Monotoneminimal.com – Perhutanan sosial dianggap sebagai solusi untuk restorasi berkelanjutan yang dapat memberikan manfaat langsung kepada masyarakat, menurut Direktur Konsorsium Pendukung Sistem Hutan Kerakyatan (KPSHK), Moh. Djauhari. Dalam sebuah forum di Jakarta, Djauhari menyatakan bahwa pendekatan ini diharapkan dapat mendukung kegiatan pengelolaan hutan sambil memperkuat kesejahteraan sosial.
Djauhari menyoroti pentingnya regulasi yang konkret untuk merealisasikan amanat Perpres Nomor 110 Tahun 2025, terutama pada Pasal 55 dan Pasal 56 yang mencakup instrumen nilai ekonomi karbon (NEK).

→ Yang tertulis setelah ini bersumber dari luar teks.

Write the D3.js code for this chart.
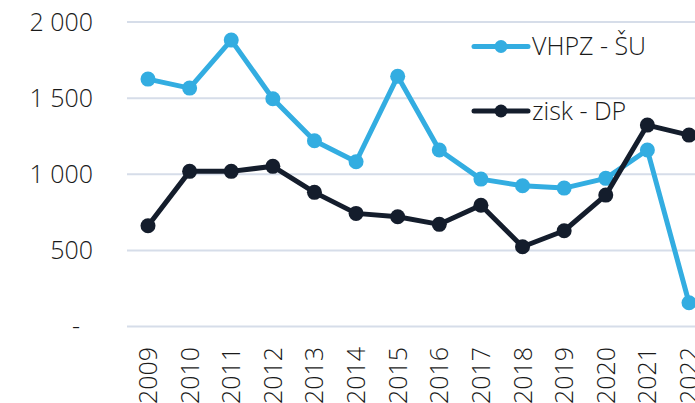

Instrumen ini, menurutnya, perlu diterapkan di berbagai sektor, termasuk kehutanan, untuk mendukung target pengurangan emisi gas rumah kaca (GRK) nasional.
Perpres 110/2025 menetapkan bahwa NEK dapat dilakukan melalui berbagai mekanisme, seperti perdagangan karbon dan pembayaran berbasis kinerja. Namun, Djauhari mengingatkan bahwa tanpa peraturan operasional yang jelas, masyarakat yang terlibat dalam perhutanan sosial berisiko tidak mendapatkan manfaat ekonomi dari jasa karbon.
Saat ini, luas perhutanan sosial mencapai 8.102.590 hektare dengan 10.957 izin yang telah dikeluarkan. Sebanyak 1.380.170 kepala keluarga telah memperoleh manfaat ekonomi yang diperkirakan mencapai Rp3,44 triliun. Pemerintah memproyeksikan potensi perdagangan karbon di sektor kehutanan dapat mencapai nilai transaksi antara Rp1,6 triliun hingga Rp3,2 triliun pada tahun 2025.
Djauhari juga menekankan perlunya melibatkan pemegang izin perhutanan sosial dalam skema perdagangan karbon dan memastikan bahwa investasi yang masuk menguntungkan masyarakat setempat. Upaya pembinaan dari organisasi non-pemerintah juga tengah dilakukan untuk meningkatkan kapasitas kelompok pengelola perhutanan sosial. Regulasi yang jelas diharapkan dapat memfasilitasi pengembangan yang berkelanjutan dalam sektor ini.